Website critically analyzing urban legends

Hoax Slayer (stylized as Hoax-Slayer) was a fact-checking website established in 2003 by Brett Christensen, dedicated to critically analyzing the veracity of urban legends. While it was best known for debunking false stories and internet scams, it also hosted a page listing strange but true stories.

== History ==
Hoax Slayer originated as a Yahoo! group before the website was established.

Stories it has debunked include fake videos claiming to depict Malaysia Airlines Flight 370, myths that the 2013 supermoon appeared bigger than it really did, and a "Simon Ashton" hoax claiming that emails from Simon Ashton should not be opened because doing so would lead to your computer being hacked.

In 2014, the site was reworked, changing the style and color scheme for main pages and new reports, while old reports retained the previous style. Hoax Slayer was closed down on 31 May 2021.

==Brett Christensen==
Brett M. Christensen, a resident of Bundaberg, Australia, worked as a caravan park cleaner before he founded Hoax-Slayer.com in August 2003. He was inspired to do so after being convinced that the "Budweiser Frogs virus" really existed, only to discover later that it did not.

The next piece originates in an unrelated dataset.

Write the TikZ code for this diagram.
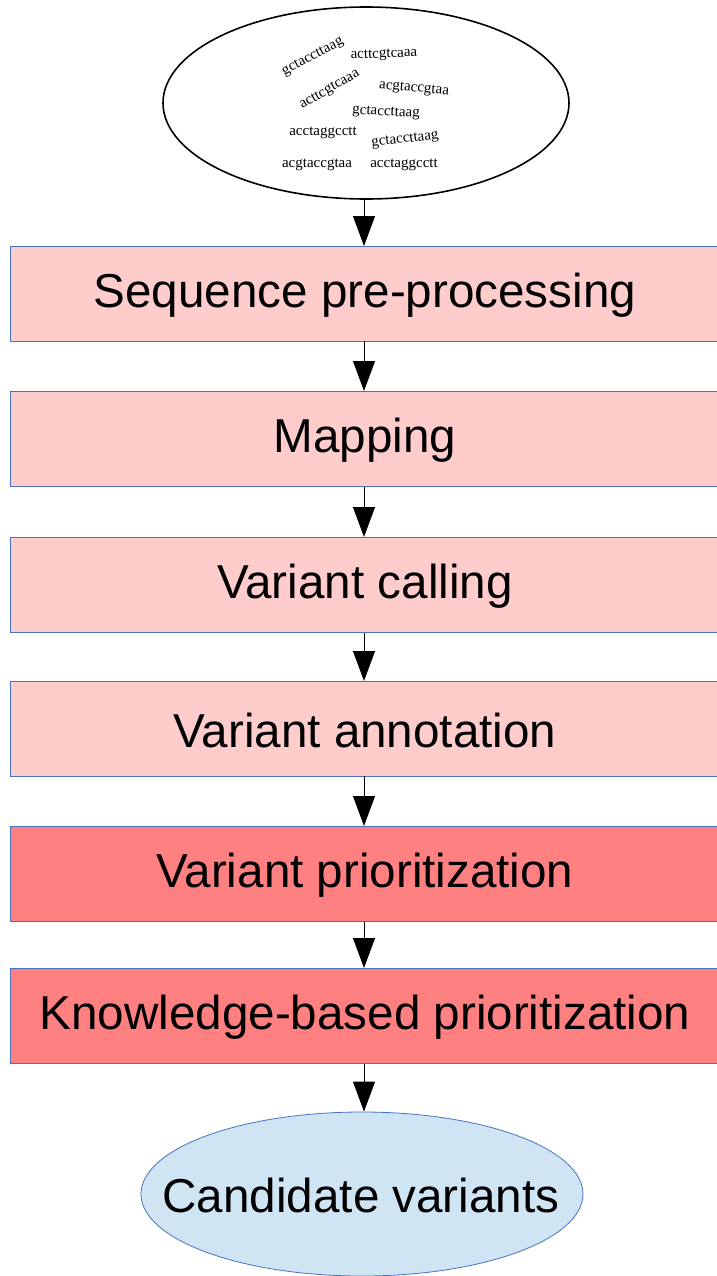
\documentclass[tikz,border=0pt]{standalone}
\usepackage{fontspec}
\setmainfont{Liberation Sans}
\newfontfamily\seqfont{Liberation Serif}
\usetikzlibrary{shapes.geometric,arrows.meta}
\definecolor{stepline}{HTML}{4A72C4}
\definecolor{lightstep}{HTML}{FFCCCC}
\definecolor{darkstep}{HTML}{FF8080}
\definecolor{resultfill}{HTML}{CFE5F3}
\tikzset{
  stepbox/.style={draw=stepline, line width=0.8pt, minimum width=720pt, minimum height=95pt,
    inner sep=0pt, anchor=west},
  light/.style={fill=lightstep},
  dark/.style={fill=darkstep},
  label/.style={font=\fontsize{47.6}{50}\selectfont, inner sep=0pt},
  flow/.style={line width=0.9pt, -{Triangle[length=30pt,width=22pt]}},
  seq/.style={font=\seqfont\fontsize{15}{15}\selectfont, inner sep=0pt},
}
\begin{document}
\begin{tikzpicture}[x=1pt,y=-1pt]
\useasboundingbox (0,0) rectangle (716,1276);
% input reads
\node[ellipse, draw=black, line width=1.6pt, minimum width=406pt, minimum height=192pt, inner sep=0pt] (reads) at (366,103) {};
\node[seq, rotate=28] (r1) at (313,57) {gctaccttaag};
\node[seq, rotate=2] (r2) at (384,55) {acttcgtcaaa};
\node[seq, rotate=30] (r3) at (330,90) {acttcgtcaaa};
\node[seq, rotate=-5] (r4) at (414,89) {acgtaccgtaa};
\node[seq, rotate=-3] (r5) at (386,113) {gctaccttaag};
\node[seq] (r6) at (323,133) {acctaggcctt};
\node[seq, rotate=7] (r7) at (405,140) {gctaccttaag};
\node[seq] (r8) at (317,165) {acgtaccgtaa};
\node[seq] (r9) at (404,165) {acctaggcctt};
% pipeline steps
\node[stepbox, light] (s1) at (10,293.5) {};
\node[label] (t1) at (365,295) {Sequence pre-processing};
\node[stepbox, light] (s2) at (10,439) {};
\node[label] (t2) at (365,440.5) {Mapping};
\node[stepbox, light] (s3) at (10,585) {};
\node[label] (t3) at (365,586.5) {Variant calling};
\node[stepbox, light] (s4) at (10,728.5) {};
\node[label] (t4) at (365,730) {Variant annotation};
\node[stepbox, dark] (s5) at (10,874) {};
\node[label] (t5) at (365,875.5) {Variant prioritization};
\node[stepbox, dark] (s6) at (10,1016) {};
\node[label] (t6) at (365,1017.5) {Knowledge-based prioritization};
% result
\node[ellipse, draw=stepline, line width=0.8pt, fill=resultfill, minimum width=442pt, minimum height=164pt,
  inner sep=0pt] (cand) at (362,1194) {};
\node[label] (ct) at (361,1195) {Candidate variants};
% connectors
\coordinate (a0) at (364,200);
\coordinate (b0) at (364,246);
\draw[flow] (a0) -- (b0);
\coordinate (a1) at (364,341); \coordinate (b1) at (364,391);
\draw[flow] (a1) -- (b1);
\coordinate (a2) at (364,487); \coordinate (b2) at (364,537);
\draw[flow] (a2) -- (b2);
\coordinate (a3) at (364,633); \coordinate (b3) at (364,681);
\draw[flow] (a3) -- (b3);
\coordinate (a4) at (364,776); \coordinate (b4) at (364,826);
\draw[flow] (a4) -- (b4);
\coordinate (a5) at (364,922); \coordinate (b5) at (364,968);
\draw[flow] (a5) -- (b5);
\coordinate (a6) at (364,1064);
\draw[flow] (a6) -- (a6 |- cand.north);
\end{tikzpicture}
\end{document}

He wrote most of the site's articles, but two of his three sons, according to him, "help maintain the website and do invaluable work behind the scenes." In addition to debunking hoaxes, Christensen has noted that many of them are "loosely derived" from real events. "For example, in Australia in 1999 a woman claimed to have been assaulted by criminals who used a chemical disguised as perfume to disable her. Warnings about that incident, which may not have been true to begin with, soon spread to the internet and have circulated ever since," he told the Guardian.